* **Written instruction**
Pick out the lines in the listing below that contain the word "Output" and copy them.

━━ Available records ━━

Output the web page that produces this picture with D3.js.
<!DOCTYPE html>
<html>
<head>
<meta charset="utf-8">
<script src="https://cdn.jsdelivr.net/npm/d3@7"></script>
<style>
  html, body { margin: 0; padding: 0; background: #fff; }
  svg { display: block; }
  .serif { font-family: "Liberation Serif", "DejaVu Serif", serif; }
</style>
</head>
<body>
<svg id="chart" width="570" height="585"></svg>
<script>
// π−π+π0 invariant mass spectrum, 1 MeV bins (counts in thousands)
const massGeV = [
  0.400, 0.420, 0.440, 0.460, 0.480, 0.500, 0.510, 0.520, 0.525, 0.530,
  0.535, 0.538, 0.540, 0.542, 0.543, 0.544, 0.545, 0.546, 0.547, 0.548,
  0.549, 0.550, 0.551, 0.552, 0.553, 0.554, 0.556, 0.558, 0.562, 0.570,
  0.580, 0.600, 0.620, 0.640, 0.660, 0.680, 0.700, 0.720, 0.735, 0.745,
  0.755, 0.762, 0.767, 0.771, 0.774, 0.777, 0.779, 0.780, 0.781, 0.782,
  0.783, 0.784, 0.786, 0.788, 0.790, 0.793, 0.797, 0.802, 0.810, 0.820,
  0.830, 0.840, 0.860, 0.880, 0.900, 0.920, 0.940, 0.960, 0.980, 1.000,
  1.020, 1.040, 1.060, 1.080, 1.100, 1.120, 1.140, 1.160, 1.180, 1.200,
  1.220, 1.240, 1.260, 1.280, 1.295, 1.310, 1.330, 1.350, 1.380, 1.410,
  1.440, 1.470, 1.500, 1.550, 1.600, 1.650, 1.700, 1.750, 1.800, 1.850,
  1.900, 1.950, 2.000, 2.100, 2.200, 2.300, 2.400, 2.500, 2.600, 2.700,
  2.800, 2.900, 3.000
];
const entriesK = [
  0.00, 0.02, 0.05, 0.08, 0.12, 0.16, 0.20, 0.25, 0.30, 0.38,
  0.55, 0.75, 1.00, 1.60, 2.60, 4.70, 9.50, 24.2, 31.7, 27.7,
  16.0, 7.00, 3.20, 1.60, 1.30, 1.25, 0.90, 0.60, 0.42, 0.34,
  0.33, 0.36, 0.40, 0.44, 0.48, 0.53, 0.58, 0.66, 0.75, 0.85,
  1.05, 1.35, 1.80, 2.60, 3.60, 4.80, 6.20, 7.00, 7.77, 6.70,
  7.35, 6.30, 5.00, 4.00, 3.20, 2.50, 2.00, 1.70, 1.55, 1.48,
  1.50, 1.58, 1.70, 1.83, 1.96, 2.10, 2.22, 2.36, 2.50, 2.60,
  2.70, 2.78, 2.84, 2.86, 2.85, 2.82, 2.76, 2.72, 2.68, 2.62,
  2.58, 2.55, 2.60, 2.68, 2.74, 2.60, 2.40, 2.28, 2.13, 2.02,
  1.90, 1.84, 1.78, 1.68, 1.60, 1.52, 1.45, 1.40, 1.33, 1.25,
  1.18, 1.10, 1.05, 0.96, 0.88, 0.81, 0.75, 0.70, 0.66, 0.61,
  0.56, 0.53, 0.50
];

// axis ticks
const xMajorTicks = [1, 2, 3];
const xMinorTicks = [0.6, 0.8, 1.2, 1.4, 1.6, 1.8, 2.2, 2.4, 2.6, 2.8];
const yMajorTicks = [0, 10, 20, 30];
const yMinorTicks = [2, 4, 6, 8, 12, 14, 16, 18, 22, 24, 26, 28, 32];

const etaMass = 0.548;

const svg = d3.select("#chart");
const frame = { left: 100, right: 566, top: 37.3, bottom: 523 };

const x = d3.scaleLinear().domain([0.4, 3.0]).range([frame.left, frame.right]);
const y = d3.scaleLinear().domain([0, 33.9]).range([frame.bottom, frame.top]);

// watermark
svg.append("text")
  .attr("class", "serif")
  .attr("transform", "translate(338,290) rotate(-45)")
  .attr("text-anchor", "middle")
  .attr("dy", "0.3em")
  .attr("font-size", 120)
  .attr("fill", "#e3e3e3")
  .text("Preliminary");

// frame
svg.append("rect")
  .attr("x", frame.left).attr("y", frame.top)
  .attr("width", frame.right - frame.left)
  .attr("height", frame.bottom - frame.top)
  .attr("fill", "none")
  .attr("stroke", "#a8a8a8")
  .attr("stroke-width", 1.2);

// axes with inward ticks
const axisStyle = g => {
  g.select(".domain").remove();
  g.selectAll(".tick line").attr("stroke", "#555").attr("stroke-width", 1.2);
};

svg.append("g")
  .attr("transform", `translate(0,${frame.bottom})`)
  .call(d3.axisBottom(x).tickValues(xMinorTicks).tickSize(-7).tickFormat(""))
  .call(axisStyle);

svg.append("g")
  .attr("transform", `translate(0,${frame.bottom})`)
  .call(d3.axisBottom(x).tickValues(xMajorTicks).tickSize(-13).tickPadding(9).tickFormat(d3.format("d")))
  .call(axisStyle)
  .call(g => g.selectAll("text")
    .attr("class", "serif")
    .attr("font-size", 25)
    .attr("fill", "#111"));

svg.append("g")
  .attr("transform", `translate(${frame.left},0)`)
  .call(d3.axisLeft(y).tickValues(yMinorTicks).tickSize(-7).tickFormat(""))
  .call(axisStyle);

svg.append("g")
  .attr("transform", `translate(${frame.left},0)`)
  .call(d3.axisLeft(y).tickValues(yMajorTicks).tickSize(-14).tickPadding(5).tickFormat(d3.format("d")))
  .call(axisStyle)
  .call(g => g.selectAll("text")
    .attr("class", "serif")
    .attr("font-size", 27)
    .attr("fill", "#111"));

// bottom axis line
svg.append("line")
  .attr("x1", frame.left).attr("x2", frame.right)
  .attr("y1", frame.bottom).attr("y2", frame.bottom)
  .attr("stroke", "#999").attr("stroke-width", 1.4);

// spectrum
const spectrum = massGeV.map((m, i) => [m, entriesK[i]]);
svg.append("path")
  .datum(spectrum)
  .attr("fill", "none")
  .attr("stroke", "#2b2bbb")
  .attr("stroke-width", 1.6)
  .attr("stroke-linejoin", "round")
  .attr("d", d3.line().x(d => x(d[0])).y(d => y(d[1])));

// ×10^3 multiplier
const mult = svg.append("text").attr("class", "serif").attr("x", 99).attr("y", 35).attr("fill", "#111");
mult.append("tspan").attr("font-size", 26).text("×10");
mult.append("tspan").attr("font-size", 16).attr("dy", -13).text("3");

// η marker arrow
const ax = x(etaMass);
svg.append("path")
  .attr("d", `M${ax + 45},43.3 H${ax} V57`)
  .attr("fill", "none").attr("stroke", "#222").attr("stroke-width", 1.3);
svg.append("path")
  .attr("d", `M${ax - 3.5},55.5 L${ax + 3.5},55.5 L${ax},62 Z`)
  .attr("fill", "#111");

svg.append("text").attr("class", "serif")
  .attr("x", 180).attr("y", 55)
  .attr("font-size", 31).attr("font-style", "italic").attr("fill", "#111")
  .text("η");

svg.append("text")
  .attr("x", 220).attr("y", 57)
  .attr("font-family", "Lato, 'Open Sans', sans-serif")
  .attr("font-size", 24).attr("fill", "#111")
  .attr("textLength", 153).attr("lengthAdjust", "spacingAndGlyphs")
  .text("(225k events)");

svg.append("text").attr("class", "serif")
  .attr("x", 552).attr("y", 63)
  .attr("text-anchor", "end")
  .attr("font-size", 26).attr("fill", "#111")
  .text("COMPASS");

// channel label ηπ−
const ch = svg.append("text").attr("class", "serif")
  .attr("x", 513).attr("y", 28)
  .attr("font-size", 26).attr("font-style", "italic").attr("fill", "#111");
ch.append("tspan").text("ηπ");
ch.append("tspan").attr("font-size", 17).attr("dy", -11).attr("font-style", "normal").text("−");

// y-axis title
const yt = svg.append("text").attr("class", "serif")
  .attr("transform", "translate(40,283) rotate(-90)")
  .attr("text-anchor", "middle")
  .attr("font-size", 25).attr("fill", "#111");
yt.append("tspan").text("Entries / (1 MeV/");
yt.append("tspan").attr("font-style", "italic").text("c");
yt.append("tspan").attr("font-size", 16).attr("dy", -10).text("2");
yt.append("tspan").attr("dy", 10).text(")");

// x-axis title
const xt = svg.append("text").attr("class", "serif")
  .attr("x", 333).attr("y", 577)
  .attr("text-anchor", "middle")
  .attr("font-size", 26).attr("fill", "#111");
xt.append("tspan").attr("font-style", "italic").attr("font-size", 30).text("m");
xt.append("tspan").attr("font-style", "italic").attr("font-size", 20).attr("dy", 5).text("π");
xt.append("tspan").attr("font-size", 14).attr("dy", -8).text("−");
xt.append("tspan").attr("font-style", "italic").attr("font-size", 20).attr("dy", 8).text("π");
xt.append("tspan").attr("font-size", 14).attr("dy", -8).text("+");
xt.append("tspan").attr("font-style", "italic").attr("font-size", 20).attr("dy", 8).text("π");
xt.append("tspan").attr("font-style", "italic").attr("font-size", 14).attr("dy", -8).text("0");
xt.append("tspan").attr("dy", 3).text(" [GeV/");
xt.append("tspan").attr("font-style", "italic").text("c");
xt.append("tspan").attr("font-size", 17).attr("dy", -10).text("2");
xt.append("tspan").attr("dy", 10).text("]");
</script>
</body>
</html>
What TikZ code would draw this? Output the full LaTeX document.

━━━

* **Full response**
Output the web page that produces this picture with D3.js.
What TikZ code would draw this? Output the full LaTeX document.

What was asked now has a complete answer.